## SHORT TASK
Will you write out the data exactly, excluding every picture?

## AVAILABLE DATA

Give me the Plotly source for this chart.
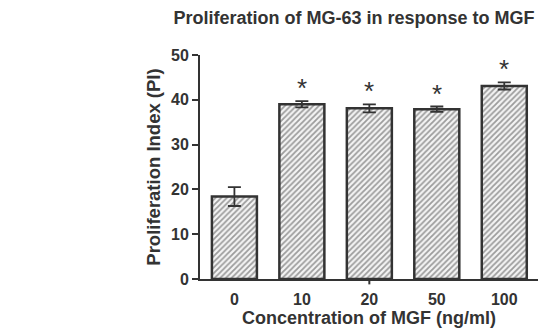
import plotly.graph_objects as go

categories = ["0", "10", "20", "50", "100"]
means = [18.4, 39.0, 38.1, 37.9, 43.1]
sds = [2.1, 0.7, 0.9, 0.6, 0.8]
marks = ["", "*", "*", "*", "*"]
y_ticks = [0, 10, 20, 30, 40, 50]

ink = "#333333"
font = dict(family="Liberation Sans, Arial, sans-serif", color=ink)

fig = go.Figure()
fig.add_trace(go.Bar(
    x=list(range(len(categories))),
    y=means,
    width=0.667,
    marker=dict(
        color="white",
        line=dict(color=ink, width=2.5),
        pattern=dict(shape="/", fgcolor="#444444", bgcolor="#f4f4f4", size=4, solidity=0.45),
    ),
    error_y=dict(type="data", array=sds, visible=True, color=ink, thickness=1.8, width=6.5),
))

for i, (m, s, t) in enumerate(zip(means, sds, marks)):
    if t:
        fig.add_annotation(x=i, y=m + s, text=t, showarrow=False,
                           yanchor="bottom", yshift=-4, font=dict(size=26, **font))

fig.add_shape(type="line", xref="x", yref="paper", x0=2, x1=2, y0=0, y1=-0.024,
              line=dict(color=ink, width=2))

fig.update_layout(
    width=545, height=336,
    margin=dict(l=200, r=7, t=55, b=57),
    paper_bgcolor="white", plot_bgcolor="white",
    showlegend=False,
    font=dict(size=16, **font),
    title=dict(text="<b>Proliferation of MG-63 in response to MGF</b>",
               x=354 / 545, xref="container", xanchor="center",
               y=1 - 18 / 336, yref="container", yanchor="middle",
               font=dict(size=18, **font)),
)
fig.update_xaxes(
    range=[-0.51, 4.5],
    tickvals=list(range(len(categories))),
    ticktext=["<b>" + c + "</b>" for c in categories],
    ticks="outside", ticklen=5, tickcolor="rgba(0,0,0,0)",
    showline=True, linecolor=ink, linewidth=2, showgrid=False, zeroline=False,
    tickfont=dict(size=16, **font),
    title=dict(text="<b>Concentration of MGF (ng/ml)</b>", font=dict(size=18, **font), standoff=3),
)
fig.update_yaxes(
    range=[0, 50],
    tickvals=y_ticks,
    ticktext=["<b>" + str(v) + "</b>" for v in y_ticks],
    ticks="outside", ticklen=6, tickwidth=2, tickcolor=ink,
    showline=True, linecolor=ink, linewidth=2, showgrid=False, zeroline=False,
    tickfont=dict(size=16, **font),
    title=dict(text="<b>Proliferation Index (PI)</b>", font=dict(size=18.5, **font), standoff=6),
)

fig.write_html("out.html")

## SOLVED PROBLEM
Give me the Plotly source for this chart.
import plotly.graph_objects as go

categories = ["0", "10", "20", "50", "100"]
means = [18.4, 39.0, 38.1, 37.9, 43.1]
sds = [2.1, 0.7, 0.9, 0.6, 0.8]
marks = ["", "*", "*", "*", "*"]
y_ticks = [0, 10, 20, 30, 40, 50]

ink = "#333333"
font = dict(family="Liberation Sans, Arial, sans-serif", color=ink)

fig = go.Figure()
fig.add_trace(go.Bar(
    x=list(range(len(categories))),
    y=means,
    width=0.667,
    marker=dict(
        color="white",
        line=dict(color=ink, width=2.5),
        pattern=dict(shape="/", fgcolor="#444444", bgcolor="#f4f4f4", size=4, solidity=0.45),
    ),
    error_y=dict(type="data", array=sds, visible=True, color=ink, thickness=1.8, width=6.5),
))

for i, (m, s, t) in enumerate(zip(means, sds, marks)):
    if t:
        fig.add_annotation(x=i, y=m + s, text=t, showarrow=False,
                           yanchor="bottom", yshift=-4, font=dict(size=26, **font))

fig.add_shape(type="line", xref="x", yref="paper", x0=2, x1=2, y0=0, y1=-0.024,
              line=dict(color=ink, width=2))

fig.update_layout(
    width=545, height=336,
    margin=dict(l=200, r=7, t=55, b=57),
    paper_bgcolor="white", plot_bgcolor="white",
    showlegend=False,
    font=dict(size=16, **font),
    title=dict(text="<b>Proliferation of MG-63 in response to MGF</b>",
               x=354 / 545, xref="container", xanchor="center",
               y=1 - 18 / 336, yref="container", yanchor="middle",
               font=dict(size=18, **font)),
)
fig.update_xaxes(
    range=[-0.51, 4.5],
    tickvals=list(range(len(categories))),
    ticktext=["<b>" + c + "</b>" for c in categories],
    ticks="outside", ticklen=5, tickcolor="rgba(0,0,0,0)",
    showline=True, linecolor=ink, linewidth=2, showgrid=False, zeroline=False,
    tickfont=dict(size=16, **font),
    title=dict(text="<b>Concentration of MGF (ng/ml)</b>", font=dict(size=18, **font), standoff=3),
)
fig.update_yaxes(
    range=[0, 50],
    tickvals=y_ticks,
    ticktext=["<b>" + str(v) + "</b>" for v in y_ticks],
    ticks="outside", ticklen=6, tickwidth=2, tickcolor=ink,
    showline=True, linecolor=ink, linewidth=2, showgrid=False, zeroline=False,
    tickfont=dict(size=16, **font),
    title=dict(text="<b>Proliferation Index (PI)</b>", font=dict(size=18.5, **font), standoff=6),
)

fig.write_html("out.html")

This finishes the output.